Senate Will Have to Deal With the Max (Baucus) Factor on Climate, Too
Friday, September 11, 2009 at 11:41 am
Looks like Sen. Max Baucus (D-Mont.) is looking to make a serious grab on climate policy. That is, if he ever gets around to it.
The powerful chairman of the Senate Finance Committee reportedly wants to author the allocations portion of a cap-and-trade policy, but so far he’s been wrapped up in health care policy. His committee has held just one hearing on climate policy so far this year, one that Baucus did not attend due to commitments on health care. And while he wants to stake a claim on climate policy, he’s made it clear that he won’t get to it until after health care. “We’ve got health care. It’s going to take up most of the month. It’s going to be difficult to also do [climate],” he told reporters.

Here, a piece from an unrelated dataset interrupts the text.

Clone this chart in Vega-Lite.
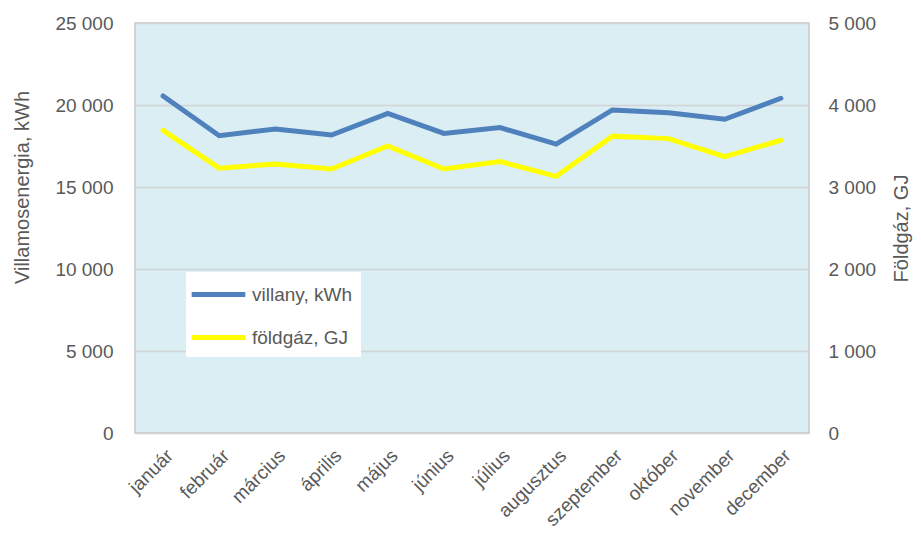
{
  "$schema": "https://vega.github.io/schema/vega-lite/v6.json",
  "autosize": {"type": "none"},
  "width": 674,
  "height": 410,
  "padding": {"left": 135, "top": 23, "right": 112, "bottom": 101},
  "background": "white",
  "config": {
    "font": "Liberation Sans",
    "view": {"fill": "#DAEEF3", "stroke": "#C8C8C8", "strokeWidth": 1.5},
    "axis": {"labelColor": "#595959", "titleColor": "#595959", "labelFont": "Liberation Sans", "titleFont": "Liberation Sans", "titleFontWeight": "normal", "ticks": false, "domain": false}
  },
  "data": {
    "values": [
      {"honap": "január", "villany": 20550, "foldgaz": 3690},
      {"honap": "február", "villany": 18130, "foldgaz": 3230},
      {"honap": "március", "villany": 18540, "foldgaz": 3280},
      {"honap": "április", "villany": 18170, "foldgaz": 3220},
      {"honap": "május", "villany": 19490, "foldgaz": 3500},
      {"honap": "június", "villany": 18270, "foldgaz": 3220},
      {"honap": "július", "villany": 18620, "foldgaz": 3310},
      {"honap": "augusztus", "villany": 17620, "foldgaz": 3130},
      {"honap": "szeptember", "villany": 19700, "foldgaz": 3620},
      {"honap": "október", "villany": 19530, "foldgaz": 3590},
      {"honap": "november", "villany": 19130, "foldgaz": 3370},
      {"honap": "december", "villany": 20410, "foldgaz": 3570}
    ]
  },
  "encoding": {
    "x": {
      "field": "honap", "type": "ordinal", "sort": null,
      "scale": {"type": "point", "padding": 0.5},
      "axis": {"title": null, "labelAngle": -45, "labelFontSize": 19, "labelPadding": 13, "labelDx": -7, "grid": false}
    }
  },
  "layer": [
    {
      "mark": {"type": "line", "strokeWidth": 5, "strokeCap": "round", "strokeJoin": "miter"},
      "encoding": {
        "y": {
          "field": "villany", "type": "quantitative",
          "scale": {"domain": [0, 25000]},
          "axis": {
            "orient": "left", "title": "Villamosenergia, kWh", "values": [0, 5000, 10000, 15000, 20000, 25000],
            "labelExpr": "replace(format(datum.value, ','), ',', ' ')",
            "labelFontSize": 19, "labelPadding": 22,
            "grid": true, "gridColor": "#D4D4D4", "gridWidth": 1.5,
            "titleFontSize": 20, "titleX": -113, "titleY": 164, "titleBaseline": "middle", "titleAngle": -90
          }
        },
        "color": {
          "datum": "villany, kWh", "type": "nominal",
          "scale": {"domain": ["villany, kWh", "földgáz, GJ"], "range": ["#4F81BD", "#FFFF00"]},
          "legend": {
            "title": null, "orient": "none", "legendX": 51, "legendY": 249,
            "fillColor": "white", "padding": 9,
            "symbolType": "M-2.5,0H2.5", "symbolSize": 460, "symbolStrokeWidth": 5,
            "symbolOffset": 10,
            "labelFontSize": 19, "labelColor": "#595959", "labelFont": "Liberation Sans",
            "labelOffset": 20, "rowPadding": 19
          }
        }
      }
    },
    {
      "mark": {"type": "line", "strokeWidth": 5, "strokeCap": "round", "strokeJoin": "miter"},
      "encoding": {
        "y": {
          "field": "foldgaz", "type": "quantitative",
          "scale": {"domain": [0, 5000]},
          "axis": {
            "orient": "right", "title": "Földgáz, GJ", "values": [0, 1000, 2000, 3000, 4000, 5000],
            "labelExpr": "replace(format(datum.value, ','), ',', ' ')",
            "labelFontSize": 19, "labelPadding": 19, "grid": false,
            "titleFontSize": 20, "titleAngle": -90, "titleX": 92, "titleY": 205, "titleBaseline": "middle"
          }
        },
        "color": {"datum": "földgáz, GJ", "type": "nominal"}
      }
    }
  ],
  "resolve": {"scale": {"y": "independent"}}
}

The real question is how much leeway Senate Majority Leader Harry Reid (D-Nev.) will give him. Reid originally set a Sept. 18 deadline for committee work on the climate bill, which he pushed back to Sept. 28. But now Barbara Boxer, chair of the Environment and Public Works Committee that has jurisdiction over the majority of climate policy, has said she won’t have her bill ready to be introduced until “later in September.”
Boxer has said that she intends to present and pass a comprehensive bill – with the allocations portion included – out of her committee, and let Baucus author his own if he so chooses. She told reporters in August that her staff is not working with Baucus’ to craft the allocations portion.
“I welcome all the committees to write whatever parts of the bill they feel they have jurisdiction over,” Boxer said in August. “I am happy to see all the committees getting involved. And then Harry Reid is going to take all the bills.”
There has been no official word yet from Reid on whether there will be a new deadline for committee work that Boxer and Baucus, and up to four other committees that have some jurisdiction, will be expected to meet. Reid’s office has only put out an official statement thus far acknowledging the delay in EPW and arguing that Reid still “fully expects the Senate to have ample time to consider this comprehensive clean energy and climate legislation before the end of the year.”